Many content owners - alerted, perhaps, to the bright future predicted for multimedia by the popular press - have unrealistic expectations of the short-term returns which they might enjoy from contributing to a title such as this. Typically, Vernerey found that the cost of digitizing a single slide is 1000FF for publication in France alone, or 1500FF for worldwide publication - "lost money!" she says.
The solution for this as for many projects - is to take original footage shot to match the design and script of the programme. Apart from the obvious cost savings, Vernerey observes that this has given the title "a much more homogenous look".
It also means that direct comparisons can be made between specific features of different cathedrals. For example, precise shots taken from a common point in each building clearly illustrate comparable spatial dimensions, craftsmanship or decorative variations.
Within the interactive presentation, this will allow users to combine and compare visual information in a manner unparalleled in any other medium.

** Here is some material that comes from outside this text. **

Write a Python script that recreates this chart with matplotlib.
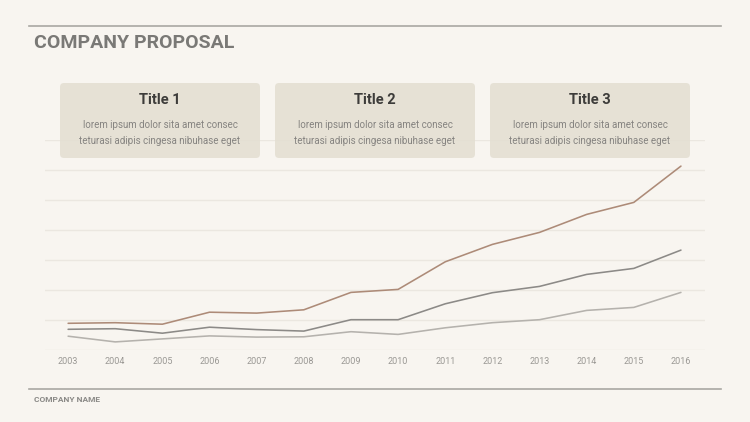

In this project, for example, Gothic Cathedrals of Europe will be published on CD-i, with 2000 still images and ten minutes of full- motion video. Subsequently,Gothic Cathedrals of England and France will be published on two CD-ROMs with up to 3 500 images; these will be both technically and culturally bilingual, with English and French soundtracks, for use with both IBM and compatible PCs, and Apple Macintosh computers. Images of individual cathedrals will be published as a series of Photo CD discs, using Kodak's Portfolio authoring software, to create interactive 'visits' - a much superior alternative to conventional slides and postcards.
A version for schools may also be produced, initially on CD-ROM, the most widely-available multimedia platform in the French educational market.
Thus, although much electronic publishing - particularly for consumer markets - currently inclines toward titles with mass appeal, there may be considerable potential in niche markets where interactive multimedia alone can offer a product that is genuinely new, different, interesting and valuable.